Data shown:
[BEGIN]

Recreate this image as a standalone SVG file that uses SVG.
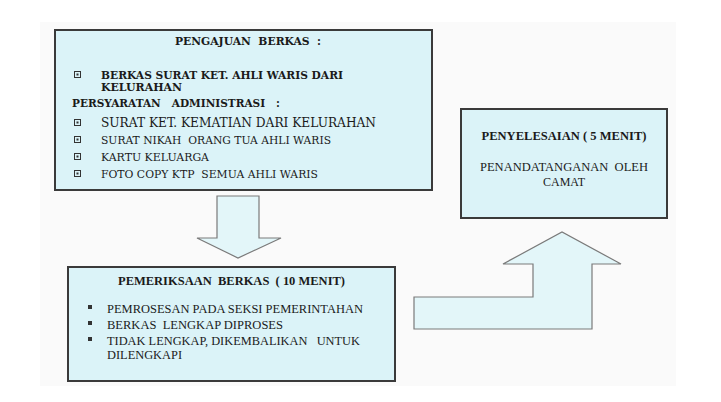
<svg xmlns="http://www.w3.org/2000/svg" width="721" height="402" viewBox="0 0 721 402">
<style>
.box{fill:#dbf3f8;stroke:#3a3a3a;stroke-width:2}
.arr{fill:#e3f6f9;stroke:#7a7a7a;stroke-width:1.2}
.bk{font-family:"DejaVu Serif","Liberation Serif",serif;fill:#1a1a1a;white-space:pre}
.tm{font-family:"Liberation Serif",serif;fill:#1a1a1a;white-space:pre}
.b{font-weight:bold}
.sq{fill:none;stroke:#333;stroke-width:1}
.dot{fill:#333}
</style>
<rect x="0" y="0" width="721" height="402" fill="#ffffff"/>
<rect x="40" y="22" width="636" height="364" fill="#fafafa"/>
<g id="connectors">
<path class="arr" d="M217,196 L259,196 L259,238 L281,238 L238,258 L197,238 L217,238 Z"/>
<path class="arr" d="M414,297 L533,297 L533,264 L503,264 L562,232 L621,264 L592,264 L592,329 L414,329 Z"/>
</g>
<g id="pengajuan">
<rect class="box" x="55" y="30" width="377" height="160"/>
<text class="bk b" x="175" y="45" font-size="11" textLength="146" lengthAdjust="spacingAndGlyphs">PENGAJUAN  BERKAS  :</text>
<rect class="sq" x="74.5" y="71.5" width="6" height="6"/><rect class="dot" x="76.5" y="73.5" width="2" height="2"/>
<text class="bk b" x="101" y="79" font-size="11" textLength="242" lengthAdjust="spacingAndGlyphs">BERKAS SURAT KET. AHLI WARIS DARI</text>
<text class="bk b" x="101" y="91" font-size="11" textLength="81" lengthAdjust="spacingAndGlyphs">KELURAHAN</text>
<text class="bk b" x="72" y="107" font-size="11" textLength="208" lengthAdjust="spacingAndGlyphs">PERSYARATAN   ADMINISTRASI   :</text>
<rect class="sq" x="74.5" y="119.5" width="6" height="6"/><rect class="dot" x="76.5" y="121.5" width="2" height="2"/>
<text class="bk" x="101" y="127" font-size="13.5" textLength="275" lengthAdjust="spacingAndGlyphs">SURAT KET. KEMATIAN DARI KELURAHAN</text>
<rect class="sq" x="74.5" y="136.5" width="6" height="6"/><rect class="dot" x="76.5" y="138.5" width="2" height="2"/>
<text class="bk" x="101" y="144" font-size="11" textLength="230" lengthAdjust="spacingAndGlyphs">SURAT NIKAH  ORANG TUA AHLI WARIS</text>
<rect class="sq" x="74.5" y="153.5" width="6" height="6"/><rect class="dot" x="76.5" y="155.5" width="2" height="2"/>
<text class="bk" x="101" y="161" font-size="11" textLength="108" lengthAdjust="spacingAndGlyphs">KARTU KELUARGA</text>
<rect class="sq" x="74.5" y="170.5" width="6" height="6"/><rect class="dot" x="76.5" y="172.5" width="2" height="2"/>
<text class="bk" x="101" y="178" font-size="11" textLength="217" lengthAdjust="spacingAndGlyphs">FOTO COPY KTP  SEMUA AHLI WARIS</text>
</g>
<g id="pemeriksaan">
<rect class="box" x="68" y="267" width="327" height="114"/>
<text class="tm b" x="118" y="285" font-size="12" textLength="227" lengthAdjust="spacingAndGlyphs">PEMERIKSAAN  BERKAS  ( 10 MENIT)</text>
<rect class="dot" x="88" y="305" width="4" height="4"/>
<text class="tm" x="107" y="313" font-size="12" textLength="256" lengthAdjust="spacingAndGlyphs">PEMROSESAN PADA SEKSI PEMERINTAHAN</text>
<rect class="dot" x="88" y="321" width="4" height="4"/>
<text class="tm" x="107" y="329" font-size="12" textLength="176" lengthAdjust="spacingAndGlyphs">BERKAS  LENGKAP DIPROSES</text>
<rect class="dot" x="88" y="337" width="4" height="4"/>
<text class="tm" x="107" y="345" font-size="12" textLength="253" lengthAdjust="spacingAndGlyphs">TIDAK LENGKAP, DIKEMBALIKAN   UNTUK</text>
<text class="tm" x="107" y="359" font-size="12" textLength="75" lengthAdjust="spacingAndGlyphs">DILENGKAPI</text>
</g>
<g id="penyelesaian">
<rect class="box" x="461" y="109" width="206" height="109"/>
<text class="tm b" x="564" y="140" font-size="12" text-anchor="middle" textLength="165" lengthAdjust="spacingAndGlyphs">PENYELESAIAN ( 5 MENIT)</text>
<text class="tm" x="564" y="171" font-size="12" text-anchor="middle" textLength="168" lengthAdjust="spacingAndGlyphs">PENANDATANGANAN  OLEH</text>
<text class="tm" x="564" y="186" font-size="12" text-anchor="middle">CAMAT</text>
</g>
</svg>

[END]

Problem details:
Without including any pictures, print all of the material exactly as given.

Exercise output:
Recreate this image as a standalone SVG file that uses SVG.
<svg xmlns="http://www.w3.org/2000/svg" width="721" height="402" viewBox="0 0 721 402">
<style>
.box{fill:#dbf3f8;stroke:#3a3a3a;stroke-width:2}
.arr{fill:#e3f6f9;stroke:#7a7a7a;stroke-width:1.2}
.bk{font-family:"DejaVu Serif","Liberation Serif",serif;fill:#1a1a1a;white-space:pre}
.tm{font-family:"Liberation Serif",serif;fill:#1a1a1a;white-space:pre}
.b{font-weight:bold}
.sq{fill:none;stroke:#333;stroke-width:1}
.dot{fill:#333}
</style>
<rect x="0" y="0" width="721" height="402" fill="#ffffff"/>
<rect x="40" y="22" width="636" height="364" fill="#fafafa"/>
<g id="connectors">
<path class="arr" d="M217,196 L259,196 L259,238 L281,238 L238,258 L197,238 L217,238 Z"/>
<path class="arr" d="M414,297 L533,297 L533,264 L503,264 L562,232 L621,264 L592,264 L592,329 L414,329 Z"/>
</g>
<g id="pengajuan">
<rect class="box" x="55" y="30" width="377" height="160"/>
<text class="bk b" x="175" y="45" font-size="11" textLength="146" lengthAdjust="spacingAndGlyphs">PENGAJUAN  BERKAS  :</text>
<rect class="sq" x="74.5" y="71.5" width="6" height="6"/><rect class="dot" x="76.5" y="73.5" width="2" height="2"/>
<text class="bk b" x="101" y="79" font-size="11" textLength="242" lengthAdjust="spacingAndGlyphs">BERKAS SURAT KET. AHLI WARIS DARI</text>
<text class="bk b" x="101" y="91" font-size="11" textLength="81" lengthAdjust="spacingAndGlyphs">KELURAHAN</text>
<text class="bk b" x="72" y="107" font-size="11" textLength="208" lengthAdjust="spacingAndGlyphs">PERSYARATAN   ADMINISTRASI   :</text>
<rect class="sq" x="74.5" y="119.5" width="6" height="6"/><rect class="dot" x="76.5" y="121.5" width="2" height="2"/>
<text class="bk" x="101" y="127" font-size="13.5" textLength="275" lengthAdjust="spacingAndGlyphs">SURAT KET. KEMATIAN DARI KELURAHAN</text>
<rect class="sq" x="74.5" y="136.5" width="6" height="6"/><rect class="dot" x="76.5" y="138.5" width="2" height="2"/>
<text class="bk" x="101" y="144" font-size="11" textLength="230" lengthAdjust="spacingAndGlyphs">SURAT NIKAH  ORANG TUA AHLI WARIS</text>
<rect class="sq" x="74.5" y="153.5" width="6" height="6"/><rect class="dot" x="76.5" y="155.5" width="2" height="2"/>
<text class="bk" x="101" y="161" font-size="11" textLength="108" lengthAdjust="spacingAndGlyphs">KARTU KELUARGA</text>
<rect class="sq" x="74.5" y="170.5" width="6" height="6"/><rect class="dot" x="76.5" y="172.5" width="2" height="2"/>
<text class="bk" x="101" y="178" font-size="11" textLength="217" lengthAdjust="spacingAndGlyphs">FOTO COPY KTP  SEMUA AHLI WARIS</text>
</g>
<g id="pemeriksaan">
<rect class="box" x="68" y="267" width="327" height="114"/>
<text class="tm b" x="118" y="285" font-size="12" textLength="227" lengthAdjust="spacingAndGlyphs">PEMERIKSAAN  BERKAS  ( 10 MENIT)</text>
<rect class="dot" x="88" y="305" width="4" height="4"/>
<text class="tm" x="107" y="313" font-size="12" textLength="256" lengthAdjust="spacingAndGlyphs">PEMROSESAN PADA SEKSI PEMERINTAHAN</text>
<rect class="dot" x="88" y="321" width="4" height="4"/>
<text class="tm" x="107" y="329" font-size="12" textLength="176" lengthAdjust="spacingAndGlyphs">BERKAS  LENGKAP DIPROSES</text>
<rect class="dot" x="88" y="337" width="4" height="4"/>
<text class="tm" x="107" y="345" font-size="12" textLength="253" lengthAdjust="spacingAndGlyphs">TIDAK LENGKAP, DIKEMBALIKAN   UNTUK</text>
<text class="tm" x="107" y="359" font-size="12" textLength="75" lengthAdjust="spacingAndGlyphs">DILENGKAPI</text>
</g>
<g id="penyelesaian">
<rect class="box" x="461" y="109" width="206" height="109"/>
<text class="tm b" x="564" y="140" font-size="12" text-anchor="middle" textLength="165" lengthAdjust="spacingAndGlyphs">PENYELESAIAN ( 5 MENIT)</text>
<text class="tm" x="564" y="171" font-size="12" text-anchor="middle" textLength="168" lengthAdjust="spacingAndGlyphs">PENANDATANGANAN  OLEH</text>
<text class="tm" x="564" y="186" font-size="12" text-anchor="middle">CAMAT</text>
</g>
</svg>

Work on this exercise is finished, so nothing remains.